Right kinda Libertarian Charles Murray explains it pretty well here – just Google “Murray + Plan”
This option allows the redistribution everyone will force down your throat anyway without the odious programs and the people who want to run our lives for us.
I think a power of repeal via a referendum vote is an excellent idea. Doesn’t Switzerland do something like this already?
Jujube, the District of Columbia isn’tsupposed to have a vote – the Constitution defines it as a “federal district” for a reason.
None of the 550,000 D.C residents is being held at gunpoint and forced to live in D.C.; if representation in Congress is high enough on someone’s priority list they may live in any of the 50 states that has representation, and two of them – Virginia and Maryland – have contiguous borders with D.C., making it possible to live in a state with representation and work in D.C.
As for Sebastian’s 10 state proposal, my vote is “no.” Keep the barrier high; where it is now – which is 34 states – seems about right. If we did go down that road, however, language stipulating that such recalls affect “approved measures in their entirety, and whatever legislation may affect the content of those measures” would do it. Of course, “….measures in their entirety…” means anything “Christmas-treed” into a bill would also be null and void, which may not be a bad idea. It would tend to keep bills as single issue legislation rather than what we have now, which is junk added to get it passed.

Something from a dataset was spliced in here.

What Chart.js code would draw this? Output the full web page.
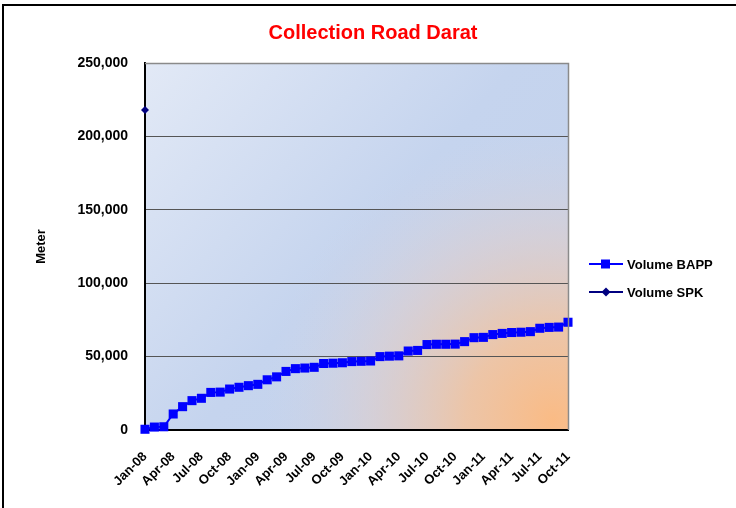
<!DOCTYPE html>
<html>
<head>
<meta charset="utf-8">
<script src="https://cdn.jsdelivr.net/npm/chart.js@4.4.1/dist/chart.umd.min.js"></script>
<style>
    html, body { margin: 0; padding: 0; background: #fff; overflow: hidden; }
    #wrap { position: relative; width: 736px; height: 508px; }
    #frame { position: absolute; left: 2px; top: 4px; width: 800px; height: 600px; border: 2px solid #000; pointer-events: none; }
</style>
</head>
<body>
<div id="wrap">
    <canvas id="roadChart" width="736" height="508"></canvas>
    <div id="frame"></div>
</div>
<script>
// --- DATA ---
const months = [
    'Jan-08', 'Feb-08', 'Mar-08', 'Apr-08', 'May-08', 'Jun-08', 'Jul-08', 'Aug-08', 'Sep-08', 'Oct-08', 'Nov-08', 'Dec-08',
    'Jan-09', 'Feb-09', 'Mar-09', 'Apr-09', 'May-09', 'Jun-09', 'Jul-09', 'Aug-09', 'Sep-09', 'Oct-09', 'Nov-09', 'Dec-09',
    'Jan-10', 'Feb-10', 'Mar-10', 'Apr-10', 'May-10', 'Jun-10', 'Jul-10', 'Aug-10', 'Sep-10', 'Oct-10', 'Nov-10', 'Dec-10',
    'Jan-11', 'Feb-11', 'Mar-11', 'Apr-11', 'May-11', 'Jun-11', 'Jul-11', 'Aug-11', 'Sep-11', 'Oct-11'
];
const tickMonths = ['Jan-08', 'Apr-08', 'Jul-08', 'Oct-08', 'Jan-09', 'Apr-09', 'Jul-09', 'Oct-09',
    'Jan-10', 'Apr-10', 'Jul-10', 'Oct-10', 'Jan-11', 'Apr-11', 'Jul-11', 'Oct-11'];

const volumeBAPP = [
    500, 2000, 2200, 10900, 15900, 20000, 21600, 25600, 25800, 27900, 29100, 30200,
    31100, 34200, 36200, 39900, 41800, 42200, 42700, 45300, 45500, 45800, 46600, 46800,
    47000, 50000, 50300, 50500, 53800, 54200, 58200, 58400, 58400, 58500, 60200, 62900,
    63100, 65000, 65800, 66400, 66600, 67000, 69300, 69900, 70100, 73400
];
const volumeSPK = [218000];

const yTicks = [0, 50000, 100000, 150000, 200000, 250000];

const FONT = 'Arial, "Liberation Sans", sans-serif';

// --- PLOT BACKGROUND (blue wash with orange glow at bottom right) ---
const plotBackground = {
    id: 'plotBackground',
    beforeDraw(chart) {
        const { ctx, chartArea: a } = chart;
        ctx.save();
        const lin = ctx.createLinearGradient(a.left, a.top, a.right, a.bottom);
        lin.addColorStop(0, '#e2e9f6');
        lin.addColorStop(0.5, '#c5d4ee');
        lin.addColorStop(1, '#c3d1ea');
        ctx.fillStyle = lin;
        ctx.fillRect(a.left, a.top, a.right - a.left, a.bottom - a.top);

        const cx = a.right - 15, cy = a.bottom - 10;
        const rad = ctx.createRadialGradient(cx, cy, 0, cx, cy, 290);
        rad.addColorStop(0, 'rgba(250,187,133,1)');
        rad.addColorStop(0.3, 'rgba(242,195,158,0.88)');
        rad.addColorStop(0.65, 'rgba(226,205,200,0.5)');
        rad.addColorStop(1, 'rgba(210,212,228,0)');
        ctx.fillStyle = rad;
        ctx.fillRect(a.left, a.top, a.right - a.left, a.bottom - a.top);
        ctx.restore();
    },
    afterDatasetsDraw(chart) {
        const { ctx, chartArea: a } = chart;
        ctx.save();
        ctx.strokeStyle = '#8a8a8a';
        ctx.lineWidth = 1.5;
        ctx.beginPath();
        ctx.moveTo(a.left, a.top + 0.5);
        ctx.lineTo(a.right + 0.5, a.top + 0.5);
        ctx.lineTo(a.right + 0.5, a.bottom);
        ctx.stroke();
        ctx.restore();
    }
};

// --- LEGEND (line + marker, like the spreadsheet legend) ---
const sideLegend = {
    id: 'sideLegend',
    afterDraw(chart) {
        const { ctx } = chart;
        const rowY = [264, 292];
        ctx.save();
        chart.data.datasets.forEach((ds, i) => {
            const y = rowY[i];
            ctx.strokeStyle = ds.borderColor;
            ctx.lineWidth = 2;
            ctx.beginPath();
            ctx.moveTo(589, y);
            ctx.lineTo(623, y);
            ctx.stroke();
            ctx.fillStyle = ds.pointBackgroundColor;
            if (ds.pointStyle === 'rect') {
                ctx.fillRect(601, y - 4.5, 9, 9);
            } else {
                ctx.beginPath();
                ctx.moveTo(606, y - 4.5);
                ctx.lineTo(610.5, y);
                ctx.lineTo(606, y + 4.5);
                ctx.lineTo(601.5, y);
                ctx.closePath();
                ctx.fill();
            }
            ctx.fillStyle = '#000';
            ctx.font = 'bold 13px ' + FONT;
            ctx.textBaseline = 'middle';
            ctx.fillText(ds.label, 627, y + 1);
        });
        ctx.restore();
    }
};

const ctx = document.getElementById('roadChart').getContext('2d');
const roadChart = new Chart(ctx, {
    type: 'line',
    data: {
        labels: months,
        datasets: [
            {
                label: 'Volume BAPP',
                data: volumeBAPP,
                borderColor: '#0000ff',
                backgroundColor: '#0000ff',
                pointBackgroundColor: '#0000ff',
                pointBorderColor: '#0000ff',
                borderWidth: 2,
                pointStyle: 'rect',
                pointRadius: 6.4,
                pointBorderWidth: 0,
                tension: 0
            },
            {
                label: 'Volume SPK',
                data: volumeSPK,
                borderColor: '#000080',
                backgroundColor: '#000080',
                pointBackgroundColor: '#000080',
                pointBorderColor: '#000080',
                borderWidth: 2,
                pointStyle: 'rectRot',
                pointRadius: 4,
                pointBorderWidth: 0
            }
        ]
    },
    options: {
        responsive: false,
        animation: false,
        clip: false,
        layout: { padding: { left: 10, right: 0, top: 0, bottom: 12 } },
        plugins: {
            legend: { display: false },
            tooltip: { enabled: false },
            title: {
                display: true,
                text: 'Collection Road Darat',
                color: '#ff0000',
                font: { family: FONT, size: 20, weight: 'bold' },
                padding: { top: 21, bottom: 18 }
            }
        },
        scales: {
            x: {
                type: 'category',
                offset: false,
                grid: { display: false, drawTicks: false },
                border: { display: true, color: '#000', width: 2 },
                ticks: {
                    autoSkip: false,
                    maxRotation: 45,
                    minRotation: 45,
                    padding: 19,
                    color: '#000',
                    font: { family: FONT, size: 13, weight: 'bold' },
                    callback: function (value) {
                        const m = this.getLabelForValue(value);
                        return tickMonths.includes(m) ? m : '';
                    }
                },
                afterFit: (scale) => { scale.height = 66; }
            },
            y: {
                min: 0,
                max: 250000,
                afterBuildTicks: (scale) => { scale.ticks = yTicks.map(v => ({ value: v })); },
                grid: { color: '#555', lineWidth: 1, drawTicks: false },
                border: { display: true, color: '#000', width: 2 },
                ticks: {
                    padding: 17,
                    color: '#000',
                    font: { family: FONT, size: 14, weight: 'bold' },
                    callback: (v) => v.toLocaleString('en-US')
                },
                title: {
                    display: true,
                    text: 'Meter',
                    color: '#000',
                    font: { family: FONT, size: 13, weight: 'bold' },
                    padding: { top: 24, bottom: 0 }
                },
                afterFit: (scale) => { scale.width = 135; }
            },
            // empty axis that only reserves the legend column on the right
            legendSpace: {
                type: 'linear',
                position: 'right',
                display: true,
                grid: { display: false, drawTicks: false },
                border: { display: false },
                ticks: { display: false },
                afterFit: (scale) => { scale.width = 168; }
            }
        }
    },
    plugins: [plotBackground, sideLegend]
});
</script>
</body>
</html>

Be careful about giving too much power to the people. Our system was very specifically set up to reduce the power the people had, because the people are fickle. You can’t have the direction of the nation changing frequently (we have that now, sort of, and it’s not a good thing- giving more power to the people would make this worse). The pure Democracies of Greece were unstable because the people had too much authority. That’s one step above mob rule. I believe it was Jefferson who said “Democracy is 2 wolves and a lamb voting on what to have for dinner.”
I like the idea of repeal by referendum, but the barrier to use it needs to be pretty high. It has to be either a supermajority of the states to propose, or a supermajority of the people to enact… it has to be something very clearly against the will of a large majority of the people. Sometimes important things are going to be unpopular (for example, truly balancing the budget will mean cutting popular programs AND raising taxes).

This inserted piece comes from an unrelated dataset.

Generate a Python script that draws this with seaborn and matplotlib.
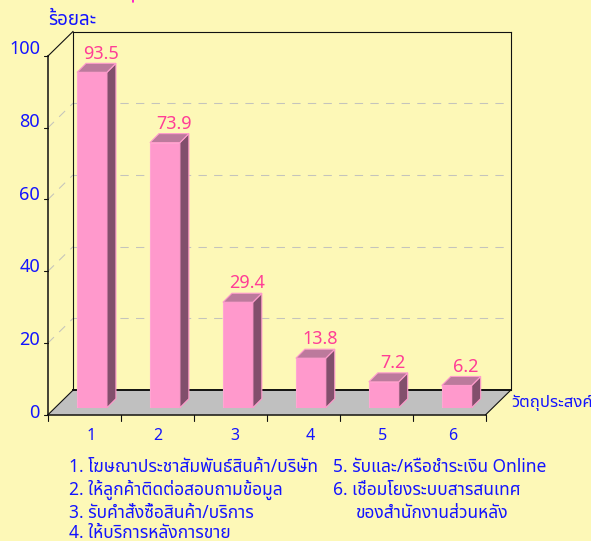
import numpy as np
import pandas as pd
from matplotlib import pyplot as plt
import matplotlib as mpl
import seaborn as sns

# Chart data
objectives = ['1', '2', '3', '4', '5', '6']
percents = [93.5, 73.9, 29.4, 13.8, 7.2, 6.2]
y_ticks = [0, 20, 40, 60, 80, 100]
legend_left = ['1. โฆษณาประชาสัมพันธ์สินค้า/บริษัท',
               '2. ให้ลูกค้าติดต่อสอบถามข้อมูล',
               '3. รับคำสั่งซื้อสินค้า/บริการ',
               '4. ให้บริการหลังการขาย']
legend_right = ['5. รับและ/หรือชำระเงิน Online',
                '6. เชื่อมโยงระบบสารสนเทศ']
legend_right_cont = 'ของสำนักงานส่วนหลัง'
y_title = 'ร้อยละ'
x_title = 'วัตถุประสงค์'

# Colours
BG = '#FDF8B7'
BLUE = '#1414FF'
PINK = '#FF99CC'
LABEL_PINK = '#FF3E96'

sns.set_theme(style='white')
plt.rcParams['font.family'] = ['Noto Sans Thai', 'Sarabun', 'DejaVu Sans']

W, H = 591, 541
fig = plt.figure(figsize=(W / 100, H / 100), dpi=100, facecolor=BG)

# Frame geometry in pixels
x0, x1 = 48, 485.7
y0, y100 = 414.7, 56
wall_dx, wall_dy = 25, 24.5
px_per_unit = (y0 - y100) / 100


# Axes rectangle from pixel edges
def rect(left, right, top, bottom):
    return [left / W, 1 - bottom / H, (right - left) / W, (bottom - top) / H]


# Overlay in pixel coordinates for the frame and the texts
frame = fig.add_axes([0, 0, 1, 1], zorder=1)
frame.set_xlim(0, W)
frame.set_ylim(H, 0)
frame.axis('off')

# Floor
frame.fill([x0, x0 + wall_dx, x1 + wall_dx, x1], [y0, y0 - wall_dy, y0 - wall_dy, y0],
           color='#C0C0C0', lw=0)

# Dashed grid on both walls
for v in y_ticks[1:-1]:
    yy = y0 - v * px_per_unit
    frame.plot([x0 + wall_dx, x1 + wall_dx], [yy - wall_dy, yy - wall_dy], color='#C4C4BC', lw=0.75,
               dashes=(8, 7))
    frame.plot([x0, x0 + wall_dx], [yy, yy - wall_dy], color='#C4C4BC', lw=0.75, dashes=(8, 7))

# Black outlines
line = dict(color='#111111', solid_capstyle='projecting')
frame.plot([x0, x0], [y100, y0], lw=1.1, **line)
frame.plot([x0, x1], [y0, y0], lw=1.1, **line)
frame.plot([x0 + wall_dx, x0 + wall_dx], [y100 - wall_dy, y0 - wall_dy], lw=0.8, **line)
frame.plot([x1 + wall_dx, x1 + wall_dx], [y100 - wall_dy, y0 - wall_dy], lw=0.8, **line)
frame.plot([x0 + wall_dx, x1 + wall_dx], [y100 - wall_dy, y100 - wall_dy], lw=0.8, **line)
frame.plot([x0 + wall_dx, x1 + wall_dx], [y0 - wall_dy, y0 - wall_dy], lw=1.4, **line)
frame.plot([x0, x0 + wall_dx], [y100, y100 - wall_dy], lw=0.8, **line)
frame.plot([x0, x0 + wall_dx], [y0, y0 - wall_dy], lw=0.8, **line)
frame.plot([x1, x1 + wall_dx], [y0, y0 - wall_dy], lw=0.8, **line)

# Ticks
for v in y_ticks:
    yy = y0 - v * px_per_unit
    frame.plot([x0 - 4, x0], [yy, yy], color='#111111', lw=0.8)
    frame.text(40, 413 - v * 3.64, str(v), color=BLUE, fontsize=13, ha='right', va='center')
slot = (x1 - x0) / len(objectives)
for i in range(len(objectives) + 1):
    frame.plot([x0 + i * slot] * 2, [y0, y0 + 6], color='#111111', lw=0.8)
for name, xx in zip(objectives, [91, 157.5, 235, 310, 383, 453]):
    frame.text(xx, 436, name, color=BLUE, fontsize=11.5, ha='center', va='center')

# Axis titles
frame.text(48, 20, y_title, color=BLUE, fontsize=13.5, fontweight='bold', ha='left', va='center')
frame.text(511, 403, x_title, color=BLUE, fontsize=12, ha='left', va='center', clip_on=True)

# Legend text
for text, yy in zip(legend_left, [467, 489.5, 512.5, 533.5]):
    frame.text(69, yy, text, color=BLUE, fontsize=12.5, ha='left', va='center')
for text, yy in zip(legend_right, [467, 490]):
    frame.text(333, yy, text, color=BLUE, fontsize=12.5, ha='left', va='center')
frame.text(355, 513, legend_right_cont, color=BLUE, fontsize=12.5, ha='left', va='center')

# Bottom of the title that is cut off in the picture
frame.plot([132.5, 132.5], [0, 2], color='#FF00CC', lw=1.2)

# The bars stand a little inside the floor, so their axes are shifted from the front plane
shift_x, shift_y = 7.5, 7
bars_ax = fig.add_axes(rect(x0 + shift_x, x1 + shift_x, y100 - shift_y, y0 - shift_y), zorder=2)
bars_ax.patch.set_alpha(0)
df = pd.DataFrame({'objective': objectives, 'percent': percents})
sns.barplot(data=df, x='objective', y='percent', order=objectives, ax=bars_ax, color=PINK,
            saturation=1, width=0.41, edgecolor='#FFA6D2', linewidth=0.8)
bars_ax.set_xlim(-0.5, len(objectives) - 0.5)
bars_ax.set_ylim(0, 100)
bars_ax.axis('off')

# Side and top faces of every bar, from the bar that seaborn drew
depth_x = 9 / slot
depth_y = 9 / px_per_unit
for bar, value in zip(bars_ax.patches, percents):
    left = bar.get_x()
    right = left + bar.get_width()
    top = bar.get_height()
    bars_ax.fill([right, right + depth_x, right + depth_x, right],
                 [0, depth_y, top + depth_y, top],
                 facecolor='#824F6C', edgecolor='#FF9CCC', lw=0.8, clip_on=False)
    bars_ax.fill([left, left + depth_x, right + depth_x, right],
                 [top, top + depth_y, top + depth_y, top],
                 facecolor='#BC7A9C', edgecolor='#FF9CCC', lw=0.8, clip_on=False)
    bars_ax.annotate(str(value), xy=((left + right) / 2, top), xytext=(6.5, 13.5),
                     textcoords='offset points', color=LABEL_PINK, fontsize=13,
                     ha='center', va='center', annotation_clip=False)

plt.savefig('out.png', dpi=100, facecolor=BG)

Also, another commenter brought up line item veto. Bad idea. The executive branch has already taken too much power from the legislative. Let’s not make it worse. The veto is already extremely powerful, and can be used to remove specific items from a bill- Bush did it on Iraq war funding bills that included language on troop deadlines. He wanted the funding, but vetoed the whole thing to remove that language- and it worked, he got what he wanted.
I would imagine that a simple repeal of the 17th amendment might do the trick. I may be guilty of a flawed thought process but in my mind once the Senate became elected officials instead of state appointees, the states themselves lost a voice.
Since we have both our Representatives and our Senators beholden the people, the will of the state is lost, as both houses must (pardon the vulgar phrase) pander to the mob.